7.  It’s too early to know what the dynamics of the campaign will be and I am not closely in touch at all with the hidden backstories this time (like most outsiders, especially those not even living in Kenya this year).  It seems foolish for any of us to gamble much on prognostications or predictions, but the macro risk is surely great enough to warrant some soul searching and some planning.  Part of this is sobriety in recognizing that there is no time left for extensive reconciliation efforts or deeper institutional work that has eluded us over the years.

8.  Boris Johnson will have Kenya on his radar, for better or worse, but it’s hard to guess who outside of AFRICOM will really be engaged on Kenya at a senior level in the US Government before any election crisis, even though the risk is so much more widely recognized this time.  Pre-election funding is much greater than in 2007 but extra resources for a political crisis may be harder to rally.

9.  I remain of the belief that Kenya was not really “on the brink of civil war” in 2008 because such a large part of the violence was instrumental for political gain and none of the politicians would have benefited from a civil war.  In 2013, I agree that some level of optimism about institutions, mostly the Supreme Court, that we don’t necessarily see now had a lot to do with reducing violence, but a big factor was the mass security mobilization – it was understood that protestors would face police and military bullets and not many were willing to take an initiative in that direction.  The benefit of 2013 and the other problems with the institutions pre-election this year is that expectations are low — an openly stolen election would be far less of a shock than in 2007 and as in 2013 the State’s willingness to kill cannot be doubted.  On the other hand, if violence did break out inspite of these initial barriers it might be harder to temper and eventually end than in 2008.

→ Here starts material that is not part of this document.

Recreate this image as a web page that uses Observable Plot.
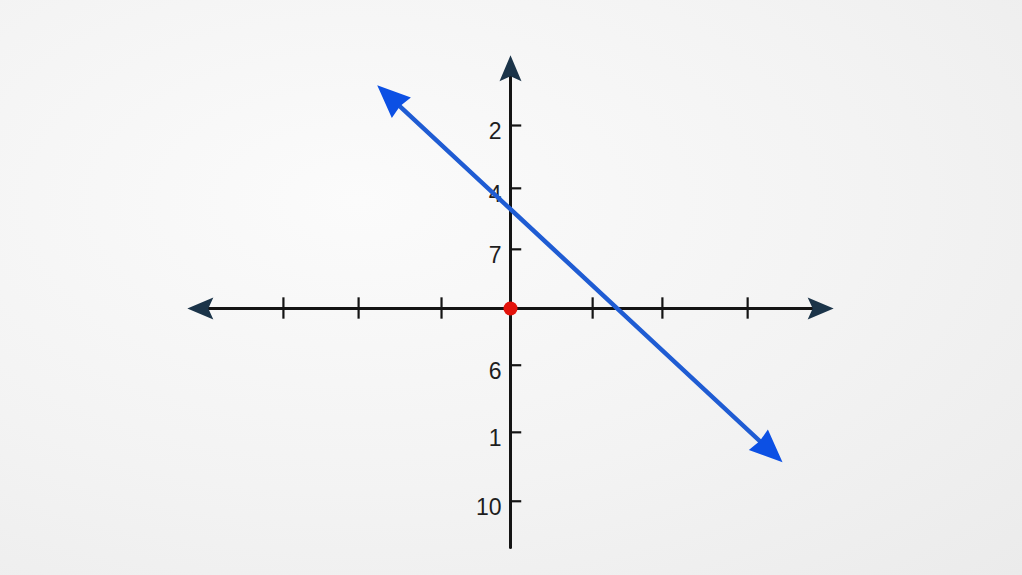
<!DOCTYPE html>
<html>
<head>
<meta charset="utf-8">
<script src="https://cdn.jsdelivr.net/npm/d3@7"></script>
<script src="https://cdn.jsdelivr.net/npm/@observablehq/plot@0.6"></script>
<style>
  html, body { margin: 0; padding: 0; width: 1022px; height: 575px; overflow: hidden;
    background: radial-gradient(ellipse at 35% 35%, #fbfbfb 0%, #f3f3f3 55%, #ebebeb 100%); }
  #chart svg { display: block; background: transparent; }
</style>
</head>
<body>
<div id="chart"></div>
<script>
// ---- data (in graph units) ----
const xTickValues = [-2.93, -1.96, -0.89, 1.06, 1.96, 3.06];
const yTickValues = [3.0, 1.97, 0.97, -0.93, -2.03, -3.16];
const yTickLabels = ["2", "4", "7", "6", "1", "10"];
const xAxisEnds = [-4.17, 4.17];
const yAxisEnds = [-3.92, 4.15];
const lineStart = [-1.72, 3.66];
const lineEnd = [3.51, -2.52];
const origin = [0, 0];

// ---- layout ----
const W = 1022, H = 575;
const xUnit = 77.5, yUnit = 61;
const x0px = 510, y0px = 308;
const xDomain = [-x0px / xUnit, (W - x0px) / xUnit];
const yDomain = [-(H - y0px) / yUnit, y0px / yUnit];

// arrowhead symbols: tip at origin, pointing up
function headSymbol(len, half, notch) {
  return {
    draw(ctx, size) {
      const s = Math.sqrt(size / Math.PI) / 10;
      ctx.moveTo(0, 0);
      ctx.lineTo(half * s, len * s);
      ctx.lineTo(0, (len - notch) * s);
      ctx.lineTo(-half * s, len * s);
      ctx.closePath();
    }
  };
}
const axisHead = headSymbol(26, 11, 5);
const blueHead = headSymbol(33, 14, 2);

function angleOf(fromPt, toPt) {
  const dx = (toPt[0] - fromPt[0]) * xUnit;
  const dy = -(toPt[1] - fromPt[1]) * yUnit;
  return Math.atan2(dx, -dy) * 180 / Math.PI;
}

const axisHeads = [
  {x: xAxisEnds[0], y: 0, a: -90},
  {x: xAxisEnds[1], y: 0, a: 90},
  {x: 0, y: yAxisEnds[1], a: 0}
];
const blueHeads = [
  {x: lineStart[0], y: lineStart[1], a: angleOf(lineEnd, lineStart)},
  {x: lineEnd[0], y: lineEnd[1], a: angleOf(lineStart, lineEnd)}
];

const axisColor = "#141414";
const headColor = "#1b3449";
const blue = "#1f5cd3";
const blueHeadColor = "#0c50e4";

const chart = Plot.plot({
  width: W, height: H,
  margin: 0,
  x: {domain: xDomain, axis: null},
  y: {domain: yDomain, axis: null},
  style: {background: "transparent", fontFamily: "'Liberation Sans', Arial, sans-serif"},
  marks: [
    // x axis line
    Plot.arrow([xAxisEnds], {x1: d => d[0], x2: d => d[1], y1: 0, y2: 0,
      headLength: 0, insetStart: 14, insetEnd: 14, stroke: axisColor, strokeWidth: 3}),
    // y axis line
    Plot.arrow([yAxisEnds], {x1: 0, x2: 0, y1: d => d[0], y2: d => d[1],
      headLength: 0, insetEnd: 14, stroke: axisColor, strokeWidth: 3}),
    // x ticks
    Plot.ruleX(xTickValues, {x: d => d, y1: -0.175, y2: 0.175, stroke: axisColor, strokeWidth: 2.2}),
    // y ticks
    Plot.ruleY(yTickValues, {y: d => d, x1: 0, x2: 0.145, stroke: axisColor, strokeWidth: 2.2}),
    // y tick labels
    Plot.text(yTickValues, {x: 0, y: d => d, text: (d, i) => yTickLabels[i],
      textAnchor: "end", dx: -9, dy: 6, fontSize: 23, fill: "#1e1e1e"}),
    // axis arrowheads
    Plot.dot(axisHeads, {x: "x", y: "y", rotate: "a", symbol: axisHead, r: 10,
      fill: headColor, stroke: "none"}),
    // blue line
    Plot.arrow([[lineStart, lineEnd]], {x1: d => d[0][0], y1: d => d[0][1], x2: d => d[1][0], y2: d => d[1][1],
      headLength: 0, insetStart: 20, insetEnd: 20, stroke: blue, strokeWidth: 4.5}),
    Plot.dot(blueHeads, {x: "x", y: "y", rotate: "a", symbol: blueHead, r: 10,
      fill: blueHeadColor, stroke: "none"}),
    // origin point
    Plot.dot([origin], {x: d => d[0], y: d => d[1], r: 7, fill: "#e3120b", stroke: "none"})
  ]
});
document.getElementById("chart").appendChild(chart);
</script>
</body>
</html>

Update: 13 April — See Muthoni Wanyeki’s latest column in The East African, Polls: the heat is rising, mayhem escalating,” for a look at the current temperature official behavior around the country.

 

New court ruling may reshape power over Kenya’s votes

Kenya challenged vote

Kenya election ballot

A Kenya High Court ruling has determined that the presidential election votes–which are counted only at each polling station–are to be treated as final when announced at the initial parliamentary constituency tally centre.  This means that any changes to the tally at the national level in Nairobi by the IEBC, the electoral management body, will have to come in the form of a court challenge.

This approach would have prevented the ECK and IEBC from taking the approach of 2007 and 2013, where national results relied on changed and missing vote counts.

The key thing to remember about Kenyan elections is that the votes are all hand marking of paper ballots, which are counted only at each polling station.  The results are recorded on Form 34 and–if law is followed–posted for the public on the door to the polling station.

The ballots and another exected copy of the results are sealed in the ballot box.

After that, it is all a power struggle and smoke and fog–high tech and low tech.  Arithmetic is done or not done in accordance with power and interests.

The court appears to have moved some power back toward the voters and away from central government.  We shall see.

I will follow up after I’ve read the opinion and caught up on some of the “moving pieces” on the election preparation.

Congratulations to Maina Kiai and his colleagues who brought the constitutional challenge.